* _Provided material_:
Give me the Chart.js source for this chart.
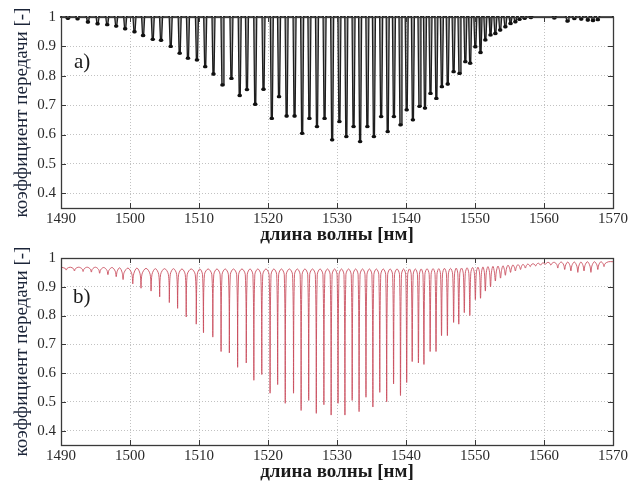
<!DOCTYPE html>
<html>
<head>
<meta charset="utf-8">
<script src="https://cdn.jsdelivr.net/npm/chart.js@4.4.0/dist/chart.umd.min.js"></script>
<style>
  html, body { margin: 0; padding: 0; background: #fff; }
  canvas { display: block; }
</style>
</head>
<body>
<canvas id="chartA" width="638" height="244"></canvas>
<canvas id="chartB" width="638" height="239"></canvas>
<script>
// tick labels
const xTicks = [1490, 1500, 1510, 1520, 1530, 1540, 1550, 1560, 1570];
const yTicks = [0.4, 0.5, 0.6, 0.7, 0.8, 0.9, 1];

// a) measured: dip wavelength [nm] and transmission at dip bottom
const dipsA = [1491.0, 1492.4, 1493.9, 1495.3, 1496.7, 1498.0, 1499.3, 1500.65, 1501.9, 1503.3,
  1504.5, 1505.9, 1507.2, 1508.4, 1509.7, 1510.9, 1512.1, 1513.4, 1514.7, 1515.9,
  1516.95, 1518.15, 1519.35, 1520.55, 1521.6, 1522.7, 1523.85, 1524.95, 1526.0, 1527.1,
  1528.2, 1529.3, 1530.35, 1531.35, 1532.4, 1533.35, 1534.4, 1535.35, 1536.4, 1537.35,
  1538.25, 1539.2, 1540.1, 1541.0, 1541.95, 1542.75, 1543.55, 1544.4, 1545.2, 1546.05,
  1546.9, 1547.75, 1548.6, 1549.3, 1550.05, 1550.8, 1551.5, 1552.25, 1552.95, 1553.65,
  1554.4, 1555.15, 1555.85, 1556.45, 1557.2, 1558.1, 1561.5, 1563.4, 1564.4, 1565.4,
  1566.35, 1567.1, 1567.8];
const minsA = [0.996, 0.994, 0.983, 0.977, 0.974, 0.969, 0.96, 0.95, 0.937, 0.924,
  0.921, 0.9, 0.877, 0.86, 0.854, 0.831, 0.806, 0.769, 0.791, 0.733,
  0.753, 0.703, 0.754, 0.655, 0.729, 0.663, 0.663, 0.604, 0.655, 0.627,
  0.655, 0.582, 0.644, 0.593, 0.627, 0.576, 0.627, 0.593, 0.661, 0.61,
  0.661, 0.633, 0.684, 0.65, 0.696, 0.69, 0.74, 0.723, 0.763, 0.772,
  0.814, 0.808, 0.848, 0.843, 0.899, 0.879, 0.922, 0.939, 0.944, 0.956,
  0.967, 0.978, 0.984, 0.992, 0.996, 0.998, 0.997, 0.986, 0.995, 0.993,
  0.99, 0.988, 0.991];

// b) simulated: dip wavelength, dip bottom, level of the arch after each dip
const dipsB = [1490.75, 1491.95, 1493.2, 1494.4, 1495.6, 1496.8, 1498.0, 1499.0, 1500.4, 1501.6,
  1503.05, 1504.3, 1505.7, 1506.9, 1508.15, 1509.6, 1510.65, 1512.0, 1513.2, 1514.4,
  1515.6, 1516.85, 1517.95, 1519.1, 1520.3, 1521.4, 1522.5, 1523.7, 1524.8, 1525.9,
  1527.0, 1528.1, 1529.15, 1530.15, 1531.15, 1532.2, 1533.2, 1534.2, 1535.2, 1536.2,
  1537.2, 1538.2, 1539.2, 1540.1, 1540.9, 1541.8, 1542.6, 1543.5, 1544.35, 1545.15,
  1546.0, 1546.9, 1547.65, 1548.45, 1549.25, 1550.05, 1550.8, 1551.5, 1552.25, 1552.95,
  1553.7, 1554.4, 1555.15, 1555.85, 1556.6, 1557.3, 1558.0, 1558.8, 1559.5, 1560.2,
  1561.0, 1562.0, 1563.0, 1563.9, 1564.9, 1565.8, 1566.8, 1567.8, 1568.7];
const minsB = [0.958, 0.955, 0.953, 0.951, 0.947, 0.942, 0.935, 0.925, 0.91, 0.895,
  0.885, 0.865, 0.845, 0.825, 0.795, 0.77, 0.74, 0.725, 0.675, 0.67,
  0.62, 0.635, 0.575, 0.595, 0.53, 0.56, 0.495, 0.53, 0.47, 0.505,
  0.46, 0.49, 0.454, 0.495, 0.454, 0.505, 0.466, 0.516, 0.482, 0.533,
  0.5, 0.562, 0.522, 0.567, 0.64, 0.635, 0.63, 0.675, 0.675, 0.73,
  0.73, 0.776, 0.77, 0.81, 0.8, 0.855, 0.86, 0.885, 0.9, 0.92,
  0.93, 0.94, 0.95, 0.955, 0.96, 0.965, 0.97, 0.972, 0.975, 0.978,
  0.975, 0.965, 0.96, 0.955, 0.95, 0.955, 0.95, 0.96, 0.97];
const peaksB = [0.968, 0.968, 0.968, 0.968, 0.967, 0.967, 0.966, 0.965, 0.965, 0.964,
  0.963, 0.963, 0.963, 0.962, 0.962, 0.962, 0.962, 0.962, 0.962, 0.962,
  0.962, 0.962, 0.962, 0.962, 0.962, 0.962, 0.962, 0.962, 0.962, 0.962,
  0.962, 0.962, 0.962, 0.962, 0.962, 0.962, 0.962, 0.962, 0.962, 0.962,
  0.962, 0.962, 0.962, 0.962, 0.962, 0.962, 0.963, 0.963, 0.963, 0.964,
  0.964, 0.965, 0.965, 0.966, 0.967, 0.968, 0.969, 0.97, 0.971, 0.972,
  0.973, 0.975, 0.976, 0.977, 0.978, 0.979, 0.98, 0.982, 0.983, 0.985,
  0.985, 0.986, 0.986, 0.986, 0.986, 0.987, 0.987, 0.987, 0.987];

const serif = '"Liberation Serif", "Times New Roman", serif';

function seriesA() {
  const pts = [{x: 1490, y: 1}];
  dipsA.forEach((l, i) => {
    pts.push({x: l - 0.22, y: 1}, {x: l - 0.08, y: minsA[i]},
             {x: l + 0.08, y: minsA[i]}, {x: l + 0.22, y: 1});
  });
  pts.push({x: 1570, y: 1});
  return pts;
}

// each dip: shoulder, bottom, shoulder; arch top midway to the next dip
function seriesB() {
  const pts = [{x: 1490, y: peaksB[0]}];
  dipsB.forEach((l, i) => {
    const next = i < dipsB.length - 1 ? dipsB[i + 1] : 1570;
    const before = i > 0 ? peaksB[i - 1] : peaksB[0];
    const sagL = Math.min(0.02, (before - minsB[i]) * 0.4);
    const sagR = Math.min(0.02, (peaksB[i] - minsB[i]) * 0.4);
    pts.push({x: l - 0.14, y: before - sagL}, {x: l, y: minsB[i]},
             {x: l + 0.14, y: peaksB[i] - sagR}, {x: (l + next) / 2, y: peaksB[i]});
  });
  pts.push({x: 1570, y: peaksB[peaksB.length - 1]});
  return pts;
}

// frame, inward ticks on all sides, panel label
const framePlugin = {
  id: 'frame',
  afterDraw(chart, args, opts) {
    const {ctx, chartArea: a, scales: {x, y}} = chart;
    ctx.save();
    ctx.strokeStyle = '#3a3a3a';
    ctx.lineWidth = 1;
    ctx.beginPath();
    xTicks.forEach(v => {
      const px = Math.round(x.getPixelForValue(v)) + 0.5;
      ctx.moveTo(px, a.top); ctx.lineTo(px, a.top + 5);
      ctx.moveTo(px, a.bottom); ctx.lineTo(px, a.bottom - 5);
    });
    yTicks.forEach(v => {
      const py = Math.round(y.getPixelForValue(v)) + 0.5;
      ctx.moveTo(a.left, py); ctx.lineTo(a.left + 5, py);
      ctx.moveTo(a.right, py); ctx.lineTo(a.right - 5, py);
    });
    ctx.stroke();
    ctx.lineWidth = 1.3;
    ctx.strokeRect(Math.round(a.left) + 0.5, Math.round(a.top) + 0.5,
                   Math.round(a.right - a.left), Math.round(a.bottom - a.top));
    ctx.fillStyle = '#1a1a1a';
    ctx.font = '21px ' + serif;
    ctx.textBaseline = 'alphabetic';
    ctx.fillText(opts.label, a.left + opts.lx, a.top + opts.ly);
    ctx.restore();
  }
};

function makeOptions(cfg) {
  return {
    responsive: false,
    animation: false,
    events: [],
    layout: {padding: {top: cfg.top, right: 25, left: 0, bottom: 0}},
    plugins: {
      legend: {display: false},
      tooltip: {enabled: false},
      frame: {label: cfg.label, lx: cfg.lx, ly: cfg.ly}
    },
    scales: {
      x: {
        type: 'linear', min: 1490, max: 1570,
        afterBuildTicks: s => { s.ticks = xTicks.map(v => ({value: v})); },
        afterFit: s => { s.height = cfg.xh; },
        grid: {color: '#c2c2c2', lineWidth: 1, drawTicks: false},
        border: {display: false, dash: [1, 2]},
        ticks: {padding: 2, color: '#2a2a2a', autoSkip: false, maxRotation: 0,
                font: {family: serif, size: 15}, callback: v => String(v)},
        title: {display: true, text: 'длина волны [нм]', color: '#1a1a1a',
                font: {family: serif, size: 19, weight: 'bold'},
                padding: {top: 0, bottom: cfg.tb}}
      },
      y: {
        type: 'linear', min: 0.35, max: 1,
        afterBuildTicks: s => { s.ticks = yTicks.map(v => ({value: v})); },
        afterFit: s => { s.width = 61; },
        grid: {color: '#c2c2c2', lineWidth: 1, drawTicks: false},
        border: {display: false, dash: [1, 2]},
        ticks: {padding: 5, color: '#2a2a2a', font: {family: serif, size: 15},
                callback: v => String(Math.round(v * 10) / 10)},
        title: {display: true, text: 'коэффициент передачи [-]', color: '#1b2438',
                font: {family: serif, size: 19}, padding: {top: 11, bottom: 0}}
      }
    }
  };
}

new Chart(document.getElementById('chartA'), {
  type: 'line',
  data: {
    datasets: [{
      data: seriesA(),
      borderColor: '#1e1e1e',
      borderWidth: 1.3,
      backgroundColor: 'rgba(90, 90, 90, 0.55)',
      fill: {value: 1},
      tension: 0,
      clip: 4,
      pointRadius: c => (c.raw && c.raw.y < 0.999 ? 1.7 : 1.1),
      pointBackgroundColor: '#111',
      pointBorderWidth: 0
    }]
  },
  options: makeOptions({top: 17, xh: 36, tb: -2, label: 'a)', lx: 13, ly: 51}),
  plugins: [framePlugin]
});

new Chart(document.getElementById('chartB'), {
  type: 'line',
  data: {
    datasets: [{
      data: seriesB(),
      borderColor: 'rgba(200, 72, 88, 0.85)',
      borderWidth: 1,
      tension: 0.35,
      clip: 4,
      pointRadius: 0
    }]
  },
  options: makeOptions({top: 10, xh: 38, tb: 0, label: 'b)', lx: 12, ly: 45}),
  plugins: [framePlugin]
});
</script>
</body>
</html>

* _Problem requirements_: Restate each line from the start of the listing through the line bearing "const yTicks = [0.4, 0.5, 0.6, 0.7, 0.8, 0.9, 1];" word for word. Drop the pictures.

* _Final result_:
Give me the Chart.js source for this chart.
<!DOCTYPE html>
<html>
<head>
<meta charset="utf-8">
<script src="https://cdn.jsdelivr.net/npm/chart.js@4.4.0/dist/chart.umd.min.js"></script>
<style>
  html, body { margin: 0; padding: 0; background: #fff; }
  canvas { display: block; }
</style>
</head>
<body>
<canvas id="chartA" width="638" height="244"></canvas>
<canvas id="chartB" width="638" height="239"></canvas>
<script>
// tick labels
const xTicks = [1490, 1500, 1510, 1520, 1530, 1540, 1550, 1560, 1570];
const yTicks = [0.4, 0.5, 0.6, 0.7, 0.8, 0.9, 1];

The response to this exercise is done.